Construction Marketing: The most important business lesson

The mathematical inflection point (from Wikipedia).  This posting describes a business inflection point.
If you search back in the archives of this blog, you'll arrive at the original entries some six to seven years ago and a posting describing the "inflection point"  -- a moment when it seems the business behind this blog turned on its head, and through an incredible series of beyond-probability events, reached its bottom and commenced a long, and at times, fitful, recovery.

Yet the surprising story here is that -- despite deep and fundamental changes in how we do business -- what we do hasn't changed very much.  In other words, allowing for evolving technological and product quality improvements, the underlying service has changed very little in the last several years.

The real change, and this is important, is the underlying approach to business and the values which shape it.
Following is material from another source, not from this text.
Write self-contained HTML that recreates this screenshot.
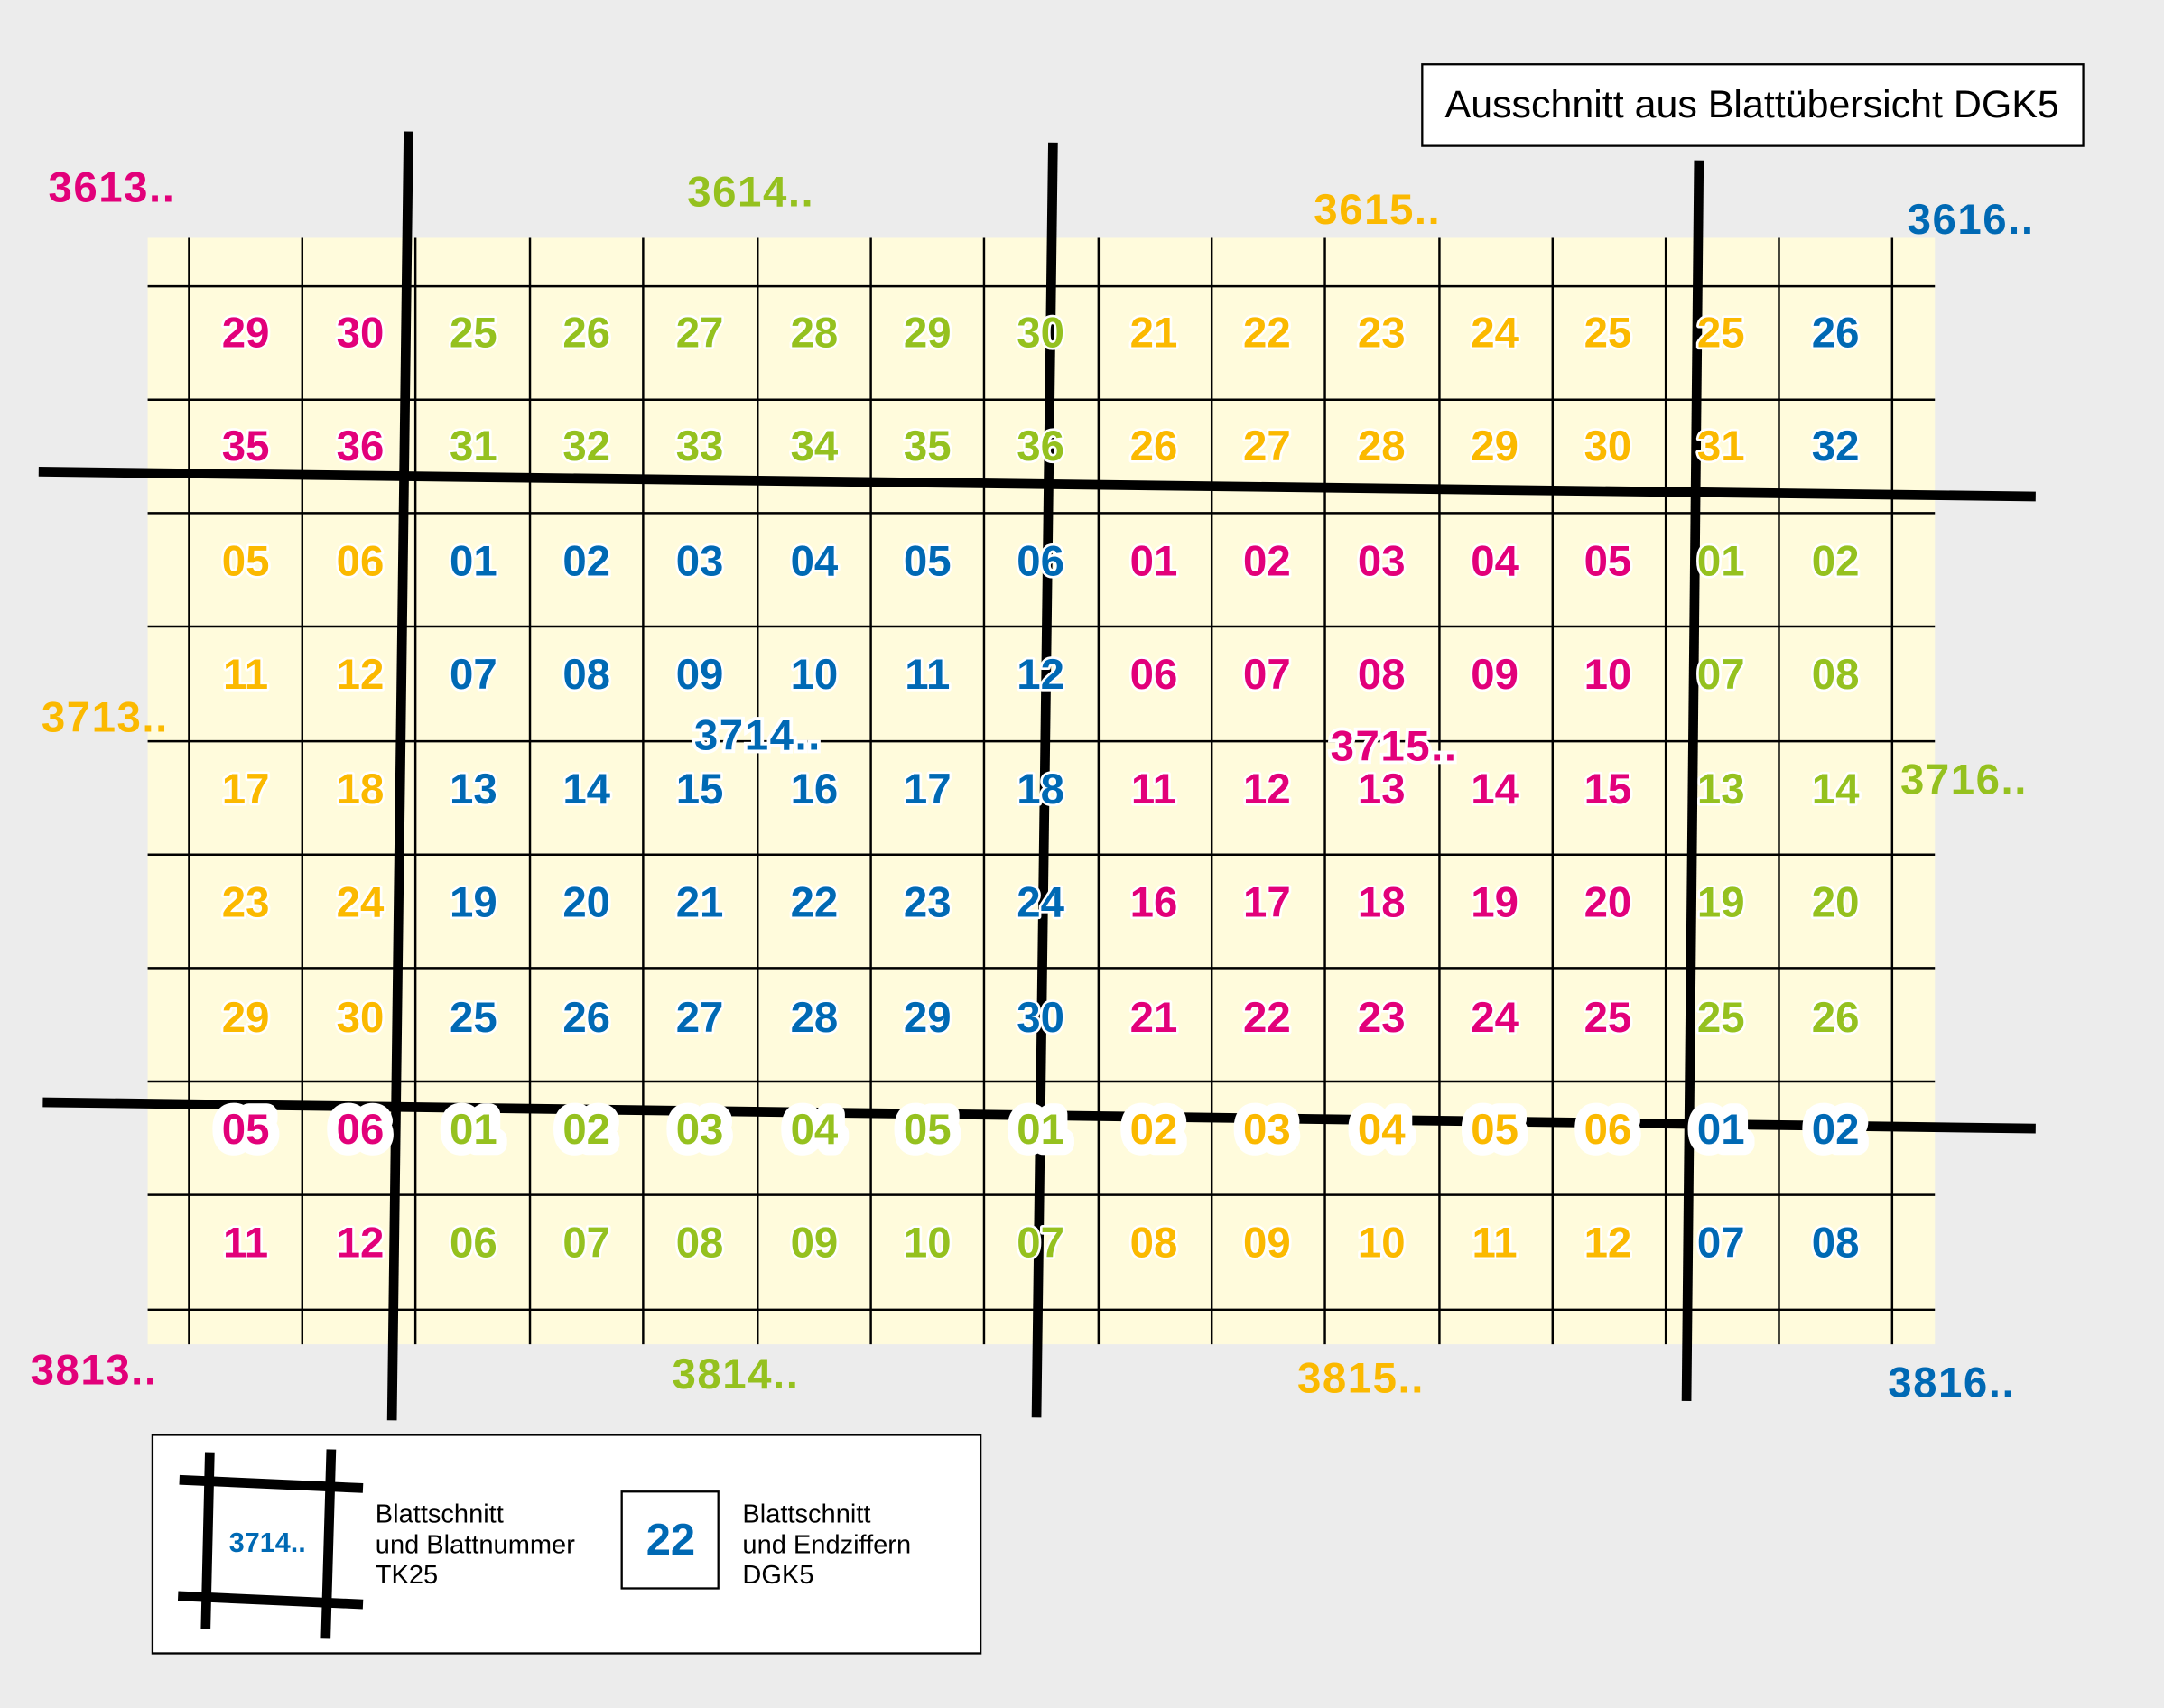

Seven or eight years ago, we sold the service, delivered the promised goods, and moved on.  Relationships were generally, if unintentionally, defined transactionally.  I remember well how we approached a local (and important) industry association to set up a co-operative marketing arrangement.  The association reviewed the idea, declined, and then we moved our separate ways.
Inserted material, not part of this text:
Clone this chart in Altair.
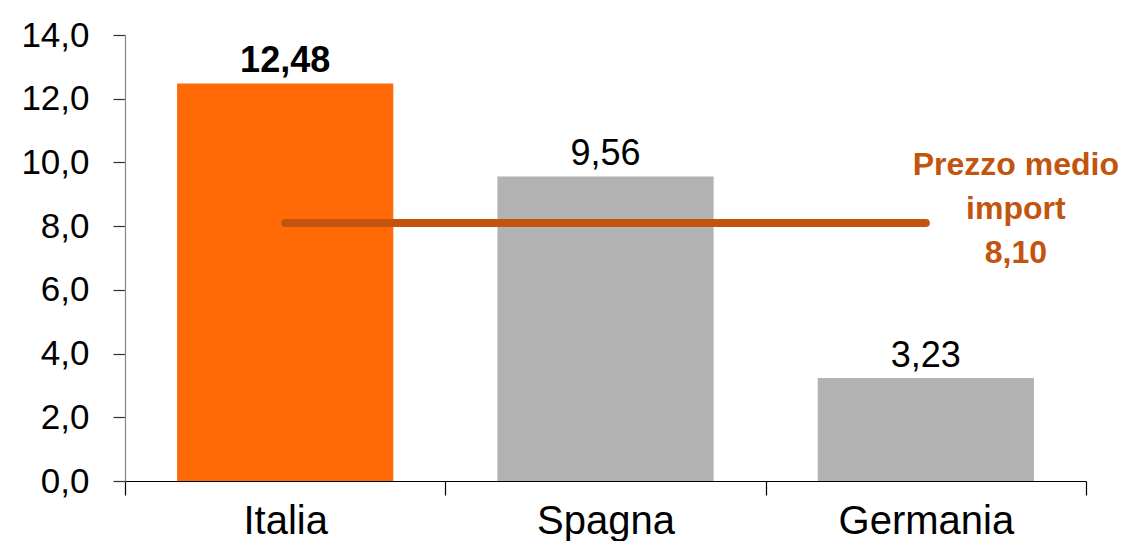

Now, when it comes to construction marketing, we still assess the relevance and value of individual association participation and will pull the plug on membership, if necessary.  There is no reason to throw good money after bad.  However, the question is much less whether there is a transactional "return on investment", than whether we can discover human, effective and responsive ways to get involved and contribute to the group's overall success, while enjoying healthy relationships within the community.

These values also underlie the business relationships with employees and contractors.  Six or seven years ago, I would have thought of a "benefits plan" as an entitlement, to be avoided for its cash-draining cost.  Now I see it for what it is; a reasonable indication that the business is ready to offer some intrinsic value to employees that goes beyond salary or hourly pay.  (Contractors of course cannot participate -- they are truly independent, after all -- but we aren't into playing games by turning people who want and should be employees into artificial independent contractors, either.)

I like this recent posting in the other Construction Marketing Ideas blog describing EllisDon CEO Geoff Smith's own blog.  Lessons learned.  Values remembered.  Can you do the same?